*** Listing
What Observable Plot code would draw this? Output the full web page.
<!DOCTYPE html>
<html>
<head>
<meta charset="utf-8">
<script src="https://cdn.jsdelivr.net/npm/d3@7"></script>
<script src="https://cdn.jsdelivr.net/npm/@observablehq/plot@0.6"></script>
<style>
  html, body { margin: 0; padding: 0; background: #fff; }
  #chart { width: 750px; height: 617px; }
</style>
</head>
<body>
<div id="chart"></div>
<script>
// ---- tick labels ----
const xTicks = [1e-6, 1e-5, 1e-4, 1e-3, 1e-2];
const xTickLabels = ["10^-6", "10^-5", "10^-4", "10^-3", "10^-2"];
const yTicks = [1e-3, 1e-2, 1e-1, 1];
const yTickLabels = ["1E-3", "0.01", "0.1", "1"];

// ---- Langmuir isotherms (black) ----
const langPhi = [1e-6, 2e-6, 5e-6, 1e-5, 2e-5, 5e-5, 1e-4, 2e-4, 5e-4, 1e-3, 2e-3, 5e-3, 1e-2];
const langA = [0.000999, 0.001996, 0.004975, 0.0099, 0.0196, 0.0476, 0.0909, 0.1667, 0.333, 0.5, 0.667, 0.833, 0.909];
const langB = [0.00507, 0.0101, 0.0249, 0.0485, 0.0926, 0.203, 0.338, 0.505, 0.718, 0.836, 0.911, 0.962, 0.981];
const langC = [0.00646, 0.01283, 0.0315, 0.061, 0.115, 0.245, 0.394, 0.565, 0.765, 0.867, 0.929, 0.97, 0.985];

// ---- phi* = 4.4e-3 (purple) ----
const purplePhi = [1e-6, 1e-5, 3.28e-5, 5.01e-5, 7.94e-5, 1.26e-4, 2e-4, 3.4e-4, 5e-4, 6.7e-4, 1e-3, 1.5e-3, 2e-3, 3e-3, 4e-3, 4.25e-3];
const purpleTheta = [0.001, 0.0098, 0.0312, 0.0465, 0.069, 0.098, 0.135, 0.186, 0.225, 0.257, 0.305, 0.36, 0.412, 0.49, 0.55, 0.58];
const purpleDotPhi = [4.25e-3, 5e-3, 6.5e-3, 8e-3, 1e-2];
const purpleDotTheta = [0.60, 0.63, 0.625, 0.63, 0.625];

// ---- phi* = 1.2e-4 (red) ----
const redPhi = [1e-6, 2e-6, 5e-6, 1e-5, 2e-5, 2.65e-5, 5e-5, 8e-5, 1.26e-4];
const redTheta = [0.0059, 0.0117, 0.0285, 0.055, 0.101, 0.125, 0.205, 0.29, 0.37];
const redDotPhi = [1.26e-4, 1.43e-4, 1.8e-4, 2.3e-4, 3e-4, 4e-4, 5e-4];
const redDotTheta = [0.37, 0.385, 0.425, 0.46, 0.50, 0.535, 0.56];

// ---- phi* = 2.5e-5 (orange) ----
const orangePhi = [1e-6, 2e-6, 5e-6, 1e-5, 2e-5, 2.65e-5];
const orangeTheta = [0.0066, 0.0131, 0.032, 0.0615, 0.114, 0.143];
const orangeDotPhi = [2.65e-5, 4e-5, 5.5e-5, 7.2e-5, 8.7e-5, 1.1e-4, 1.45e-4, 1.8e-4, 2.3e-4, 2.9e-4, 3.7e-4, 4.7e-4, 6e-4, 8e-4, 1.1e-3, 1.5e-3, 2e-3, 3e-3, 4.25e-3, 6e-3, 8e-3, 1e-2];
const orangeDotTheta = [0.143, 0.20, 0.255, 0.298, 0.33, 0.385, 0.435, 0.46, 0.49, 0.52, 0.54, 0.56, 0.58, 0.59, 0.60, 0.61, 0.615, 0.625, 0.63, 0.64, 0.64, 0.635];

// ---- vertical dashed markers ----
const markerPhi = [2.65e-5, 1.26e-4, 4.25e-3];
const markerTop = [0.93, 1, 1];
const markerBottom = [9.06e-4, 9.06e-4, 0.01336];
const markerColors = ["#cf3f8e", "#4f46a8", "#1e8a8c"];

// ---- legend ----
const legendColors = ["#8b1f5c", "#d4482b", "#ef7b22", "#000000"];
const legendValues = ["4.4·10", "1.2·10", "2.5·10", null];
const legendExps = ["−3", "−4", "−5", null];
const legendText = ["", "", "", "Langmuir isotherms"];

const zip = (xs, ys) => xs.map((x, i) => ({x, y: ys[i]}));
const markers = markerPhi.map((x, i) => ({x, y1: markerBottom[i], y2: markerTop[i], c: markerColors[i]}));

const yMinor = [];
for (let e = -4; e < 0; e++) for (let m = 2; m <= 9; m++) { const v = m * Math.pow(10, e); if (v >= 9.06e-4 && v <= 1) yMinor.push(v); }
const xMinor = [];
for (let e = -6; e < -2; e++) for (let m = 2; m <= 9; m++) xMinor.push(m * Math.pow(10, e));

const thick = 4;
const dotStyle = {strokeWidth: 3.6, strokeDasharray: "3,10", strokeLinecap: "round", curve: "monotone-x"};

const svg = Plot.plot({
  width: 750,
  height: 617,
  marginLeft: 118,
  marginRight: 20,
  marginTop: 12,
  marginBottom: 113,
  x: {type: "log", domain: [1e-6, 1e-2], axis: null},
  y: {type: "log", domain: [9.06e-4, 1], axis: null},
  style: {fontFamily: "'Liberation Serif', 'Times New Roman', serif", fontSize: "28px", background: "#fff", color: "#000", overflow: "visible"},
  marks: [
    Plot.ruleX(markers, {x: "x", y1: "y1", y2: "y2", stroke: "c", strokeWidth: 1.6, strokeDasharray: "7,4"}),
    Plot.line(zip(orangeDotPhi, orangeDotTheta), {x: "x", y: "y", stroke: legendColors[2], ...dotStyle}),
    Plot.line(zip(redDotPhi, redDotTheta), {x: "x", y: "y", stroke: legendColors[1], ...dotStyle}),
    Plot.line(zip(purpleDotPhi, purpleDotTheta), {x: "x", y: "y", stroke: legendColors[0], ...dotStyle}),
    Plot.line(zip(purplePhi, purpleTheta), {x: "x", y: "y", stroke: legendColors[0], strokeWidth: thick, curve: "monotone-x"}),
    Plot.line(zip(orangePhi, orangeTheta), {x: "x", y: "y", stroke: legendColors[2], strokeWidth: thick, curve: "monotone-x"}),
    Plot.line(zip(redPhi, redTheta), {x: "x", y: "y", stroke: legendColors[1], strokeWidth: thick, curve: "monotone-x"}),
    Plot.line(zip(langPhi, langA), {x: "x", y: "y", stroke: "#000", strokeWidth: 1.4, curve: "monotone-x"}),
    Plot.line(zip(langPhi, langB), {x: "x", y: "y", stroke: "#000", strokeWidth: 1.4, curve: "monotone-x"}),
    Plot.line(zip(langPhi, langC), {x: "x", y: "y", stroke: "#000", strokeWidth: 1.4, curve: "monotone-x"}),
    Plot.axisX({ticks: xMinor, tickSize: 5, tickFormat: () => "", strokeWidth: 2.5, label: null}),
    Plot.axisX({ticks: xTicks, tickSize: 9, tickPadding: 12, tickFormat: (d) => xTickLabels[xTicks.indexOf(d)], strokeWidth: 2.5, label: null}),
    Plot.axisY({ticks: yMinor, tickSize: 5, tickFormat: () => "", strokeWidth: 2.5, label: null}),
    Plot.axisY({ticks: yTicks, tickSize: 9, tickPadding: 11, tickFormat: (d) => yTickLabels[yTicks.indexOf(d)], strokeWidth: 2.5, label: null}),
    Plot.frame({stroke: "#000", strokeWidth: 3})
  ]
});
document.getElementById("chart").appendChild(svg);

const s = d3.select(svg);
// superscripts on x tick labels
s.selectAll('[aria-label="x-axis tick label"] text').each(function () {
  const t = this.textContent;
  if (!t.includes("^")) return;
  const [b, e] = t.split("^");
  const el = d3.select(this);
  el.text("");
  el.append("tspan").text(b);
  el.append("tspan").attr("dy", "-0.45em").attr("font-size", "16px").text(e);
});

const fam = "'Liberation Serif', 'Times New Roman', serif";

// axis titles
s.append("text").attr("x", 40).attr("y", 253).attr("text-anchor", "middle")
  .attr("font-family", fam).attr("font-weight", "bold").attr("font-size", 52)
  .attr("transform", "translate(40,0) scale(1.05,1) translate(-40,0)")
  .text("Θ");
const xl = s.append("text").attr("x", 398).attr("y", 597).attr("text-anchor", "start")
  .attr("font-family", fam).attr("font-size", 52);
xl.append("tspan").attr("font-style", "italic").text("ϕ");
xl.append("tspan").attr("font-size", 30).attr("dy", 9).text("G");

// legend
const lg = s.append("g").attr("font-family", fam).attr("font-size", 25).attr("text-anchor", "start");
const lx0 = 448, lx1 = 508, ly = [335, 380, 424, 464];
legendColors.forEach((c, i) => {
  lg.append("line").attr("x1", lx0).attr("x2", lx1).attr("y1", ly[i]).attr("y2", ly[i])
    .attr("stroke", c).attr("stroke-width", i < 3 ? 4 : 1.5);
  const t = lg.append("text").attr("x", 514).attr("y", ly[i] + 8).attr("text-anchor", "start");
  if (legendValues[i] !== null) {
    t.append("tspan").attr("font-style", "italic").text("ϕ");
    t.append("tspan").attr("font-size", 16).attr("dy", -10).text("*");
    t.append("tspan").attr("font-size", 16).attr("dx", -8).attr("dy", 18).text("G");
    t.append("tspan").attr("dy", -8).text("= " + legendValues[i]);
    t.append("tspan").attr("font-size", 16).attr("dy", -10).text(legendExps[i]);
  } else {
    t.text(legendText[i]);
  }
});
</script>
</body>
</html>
******
*** Listing
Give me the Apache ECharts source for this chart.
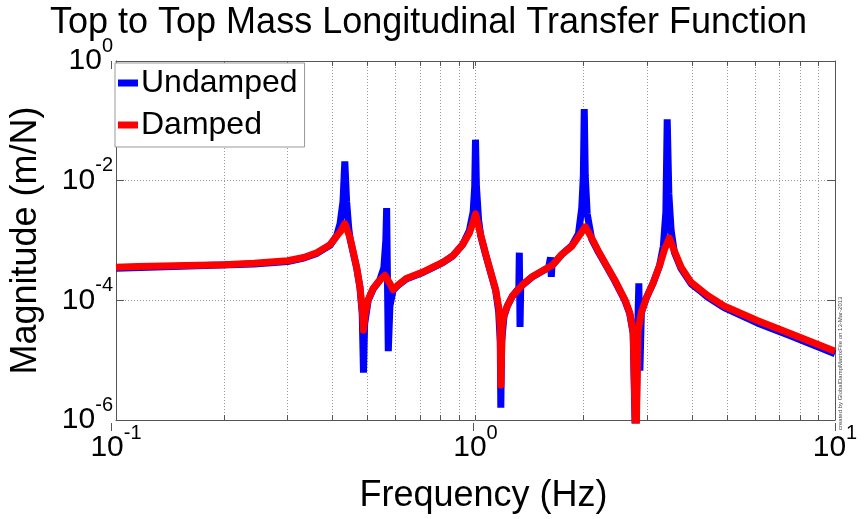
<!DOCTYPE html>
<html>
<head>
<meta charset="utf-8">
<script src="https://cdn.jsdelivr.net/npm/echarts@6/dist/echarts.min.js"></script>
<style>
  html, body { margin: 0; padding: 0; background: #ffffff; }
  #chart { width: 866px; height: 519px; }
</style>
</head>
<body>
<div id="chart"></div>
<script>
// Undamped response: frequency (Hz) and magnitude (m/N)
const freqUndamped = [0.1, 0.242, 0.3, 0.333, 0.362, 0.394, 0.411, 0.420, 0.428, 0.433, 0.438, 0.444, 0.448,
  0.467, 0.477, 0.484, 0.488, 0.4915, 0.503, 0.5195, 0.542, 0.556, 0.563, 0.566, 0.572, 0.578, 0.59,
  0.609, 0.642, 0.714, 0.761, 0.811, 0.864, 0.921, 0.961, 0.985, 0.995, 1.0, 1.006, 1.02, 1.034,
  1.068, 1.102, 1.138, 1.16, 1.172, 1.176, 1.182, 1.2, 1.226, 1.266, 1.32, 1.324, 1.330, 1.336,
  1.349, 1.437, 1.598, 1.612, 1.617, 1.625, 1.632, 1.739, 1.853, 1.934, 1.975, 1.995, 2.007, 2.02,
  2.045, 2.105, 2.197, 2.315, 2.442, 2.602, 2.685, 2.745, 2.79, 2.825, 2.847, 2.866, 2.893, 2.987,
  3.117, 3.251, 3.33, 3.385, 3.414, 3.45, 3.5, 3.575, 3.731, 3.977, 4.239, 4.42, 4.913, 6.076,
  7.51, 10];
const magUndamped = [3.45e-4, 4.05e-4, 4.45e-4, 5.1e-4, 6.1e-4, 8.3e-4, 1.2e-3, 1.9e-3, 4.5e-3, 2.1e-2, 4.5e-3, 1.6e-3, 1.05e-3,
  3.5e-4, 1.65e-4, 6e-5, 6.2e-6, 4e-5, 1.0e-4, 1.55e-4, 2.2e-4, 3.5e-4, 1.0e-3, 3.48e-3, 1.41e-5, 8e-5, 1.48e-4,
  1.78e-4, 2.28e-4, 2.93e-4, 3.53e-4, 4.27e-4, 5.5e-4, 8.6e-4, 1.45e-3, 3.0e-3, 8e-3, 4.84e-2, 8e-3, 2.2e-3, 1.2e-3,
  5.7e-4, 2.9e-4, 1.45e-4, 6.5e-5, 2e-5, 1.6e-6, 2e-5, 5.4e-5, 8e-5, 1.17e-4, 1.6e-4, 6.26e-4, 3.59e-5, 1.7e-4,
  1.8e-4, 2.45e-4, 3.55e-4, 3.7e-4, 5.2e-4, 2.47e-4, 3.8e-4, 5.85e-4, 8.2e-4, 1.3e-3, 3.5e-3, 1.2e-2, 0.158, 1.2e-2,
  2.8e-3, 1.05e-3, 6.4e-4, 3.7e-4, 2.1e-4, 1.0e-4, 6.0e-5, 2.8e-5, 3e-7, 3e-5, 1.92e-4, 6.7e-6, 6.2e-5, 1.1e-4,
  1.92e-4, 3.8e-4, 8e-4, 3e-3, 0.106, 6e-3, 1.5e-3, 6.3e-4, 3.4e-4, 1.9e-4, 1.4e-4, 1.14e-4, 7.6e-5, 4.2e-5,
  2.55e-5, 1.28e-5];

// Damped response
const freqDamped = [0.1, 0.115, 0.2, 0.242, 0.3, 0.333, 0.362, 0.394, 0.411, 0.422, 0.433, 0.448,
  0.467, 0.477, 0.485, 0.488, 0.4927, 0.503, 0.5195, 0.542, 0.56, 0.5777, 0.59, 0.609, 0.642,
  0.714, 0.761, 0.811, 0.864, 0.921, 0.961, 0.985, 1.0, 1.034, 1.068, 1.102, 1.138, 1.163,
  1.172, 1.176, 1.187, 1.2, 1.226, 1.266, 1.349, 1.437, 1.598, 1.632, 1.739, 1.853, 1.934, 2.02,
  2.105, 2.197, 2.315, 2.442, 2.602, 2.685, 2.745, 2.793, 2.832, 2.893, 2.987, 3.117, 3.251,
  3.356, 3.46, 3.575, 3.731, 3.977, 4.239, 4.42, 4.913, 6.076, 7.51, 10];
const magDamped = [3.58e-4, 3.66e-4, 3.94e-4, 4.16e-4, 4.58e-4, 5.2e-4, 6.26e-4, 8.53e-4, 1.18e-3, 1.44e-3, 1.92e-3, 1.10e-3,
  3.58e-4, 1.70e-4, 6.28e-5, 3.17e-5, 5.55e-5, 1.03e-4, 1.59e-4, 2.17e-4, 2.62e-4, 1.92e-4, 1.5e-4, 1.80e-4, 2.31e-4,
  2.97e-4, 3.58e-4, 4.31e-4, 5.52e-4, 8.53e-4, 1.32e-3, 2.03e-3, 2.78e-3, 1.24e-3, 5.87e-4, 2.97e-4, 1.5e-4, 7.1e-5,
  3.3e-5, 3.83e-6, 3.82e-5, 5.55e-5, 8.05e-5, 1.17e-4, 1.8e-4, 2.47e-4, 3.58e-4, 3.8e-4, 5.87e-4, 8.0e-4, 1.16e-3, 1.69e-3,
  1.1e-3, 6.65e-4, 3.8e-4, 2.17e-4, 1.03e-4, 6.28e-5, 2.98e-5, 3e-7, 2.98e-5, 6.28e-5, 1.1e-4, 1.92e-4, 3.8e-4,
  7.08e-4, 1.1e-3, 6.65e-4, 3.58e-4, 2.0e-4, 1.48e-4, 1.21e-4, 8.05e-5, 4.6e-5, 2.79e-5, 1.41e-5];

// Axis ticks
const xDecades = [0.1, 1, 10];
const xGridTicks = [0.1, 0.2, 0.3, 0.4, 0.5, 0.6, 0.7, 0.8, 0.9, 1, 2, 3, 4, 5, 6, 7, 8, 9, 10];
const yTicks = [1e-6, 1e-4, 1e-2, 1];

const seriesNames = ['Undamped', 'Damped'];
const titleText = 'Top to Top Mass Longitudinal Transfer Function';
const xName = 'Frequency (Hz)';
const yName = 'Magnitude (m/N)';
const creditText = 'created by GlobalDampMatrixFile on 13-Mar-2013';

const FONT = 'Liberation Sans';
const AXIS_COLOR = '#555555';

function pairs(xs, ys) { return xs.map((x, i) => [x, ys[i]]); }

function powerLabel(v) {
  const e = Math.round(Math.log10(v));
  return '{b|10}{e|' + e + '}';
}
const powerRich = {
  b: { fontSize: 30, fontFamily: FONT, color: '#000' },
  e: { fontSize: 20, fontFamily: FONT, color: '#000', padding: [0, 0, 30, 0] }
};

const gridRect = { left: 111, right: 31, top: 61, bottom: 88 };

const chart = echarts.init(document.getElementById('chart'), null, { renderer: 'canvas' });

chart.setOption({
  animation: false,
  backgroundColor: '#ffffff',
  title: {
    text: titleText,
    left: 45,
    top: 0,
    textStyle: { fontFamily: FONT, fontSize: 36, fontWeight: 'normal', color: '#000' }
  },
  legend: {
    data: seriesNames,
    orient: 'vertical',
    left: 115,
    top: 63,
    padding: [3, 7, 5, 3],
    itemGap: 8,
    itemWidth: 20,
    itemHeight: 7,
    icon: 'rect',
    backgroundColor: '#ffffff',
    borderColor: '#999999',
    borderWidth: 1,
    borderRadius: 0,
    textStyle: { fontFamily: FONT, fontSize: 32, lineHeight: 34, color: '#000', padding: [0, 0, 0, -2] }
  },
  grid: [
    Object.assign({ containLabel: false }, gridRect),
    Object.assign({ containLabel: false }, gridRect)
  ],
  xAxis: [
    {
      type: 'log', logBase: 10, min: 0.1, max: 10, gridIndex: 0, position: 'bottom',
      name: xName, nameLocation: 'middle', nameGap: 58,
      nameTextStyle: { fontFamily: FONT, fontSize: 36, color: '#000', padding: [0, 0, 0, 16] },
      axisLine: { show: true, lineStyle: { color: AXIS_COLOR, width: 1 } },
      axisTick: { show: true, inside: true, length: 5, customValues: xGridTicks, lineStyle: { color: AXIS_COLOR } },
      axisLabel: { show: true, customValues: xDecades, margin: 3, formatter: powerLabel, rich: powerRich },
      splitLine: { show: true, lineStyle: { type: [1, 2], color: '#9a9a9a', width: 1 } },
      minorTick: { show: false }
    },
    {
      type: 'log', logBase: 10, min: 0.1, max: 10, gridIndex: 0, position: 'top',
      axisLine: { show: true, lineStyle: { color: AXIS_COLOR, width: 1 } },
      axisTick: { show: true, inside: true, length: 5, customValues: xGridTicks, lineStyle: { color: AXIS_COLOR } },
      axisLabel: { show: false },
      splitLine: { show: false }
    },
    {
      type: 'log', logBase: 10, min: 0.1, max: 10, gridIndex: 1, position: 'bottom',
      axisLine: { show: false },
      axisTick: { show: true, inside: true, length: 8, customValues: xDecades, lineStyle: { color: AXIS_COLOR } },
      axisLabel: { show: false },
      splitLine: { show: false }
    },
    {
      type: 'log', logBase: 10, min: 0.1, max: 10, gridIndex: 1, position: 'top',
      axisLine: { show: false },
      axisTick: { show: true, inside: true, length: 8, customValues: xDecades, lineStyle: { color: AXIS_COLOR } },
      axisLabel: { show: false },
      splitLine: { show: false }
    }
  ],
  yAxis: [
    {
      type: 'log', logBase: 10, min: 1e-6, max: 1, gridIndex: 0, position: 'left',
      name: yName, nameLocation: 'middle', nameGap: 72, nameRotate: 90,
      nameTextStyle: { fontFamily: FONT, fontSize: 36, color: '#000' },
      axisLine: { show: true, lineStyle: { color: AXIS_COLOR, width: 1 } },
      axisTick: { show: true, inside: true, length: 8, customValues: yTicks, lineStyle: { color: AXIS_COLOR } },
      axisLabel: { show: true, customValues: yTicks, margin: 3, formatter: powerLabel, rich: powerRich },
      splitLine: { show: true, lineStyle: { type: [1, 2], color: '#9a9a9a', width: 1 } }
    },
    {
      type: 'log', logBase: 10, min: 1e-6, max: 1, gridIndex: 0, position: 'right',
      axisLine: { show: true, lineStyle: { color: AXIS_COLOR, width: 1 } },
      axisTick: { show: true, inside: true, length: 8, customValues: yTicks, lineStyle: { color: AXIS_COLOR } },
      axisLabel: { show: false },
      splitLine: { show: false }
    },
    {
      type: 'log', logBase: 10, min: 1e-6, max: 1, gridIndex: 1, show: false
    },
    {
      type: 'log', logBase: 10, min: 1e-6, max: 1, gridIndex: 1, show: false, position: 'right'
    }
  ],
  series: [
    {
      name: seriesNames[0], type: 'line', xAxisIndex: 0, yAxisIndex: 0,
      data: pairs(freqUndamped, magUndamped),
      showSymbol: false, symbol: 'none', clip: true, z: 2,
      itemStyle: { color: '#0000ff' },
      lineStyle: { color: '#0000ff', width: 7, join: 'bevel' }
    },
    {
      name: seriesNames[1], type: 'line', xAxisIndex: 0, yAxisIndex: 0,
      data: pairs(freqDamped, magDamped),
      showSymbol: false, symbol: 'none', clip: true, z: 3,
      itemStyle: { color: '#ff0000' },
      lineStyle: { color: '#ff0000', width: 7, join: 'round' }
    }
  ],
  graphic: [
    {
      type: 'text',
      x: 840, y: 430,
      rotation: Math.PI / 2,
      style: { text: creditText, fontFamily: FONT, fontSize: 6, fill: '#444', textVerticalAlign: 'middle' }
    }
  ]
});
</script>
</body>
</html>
******
_Brief_
Tally up the lines in the records containing the word "this", then give the count and nothing else.

_Expected answer_
4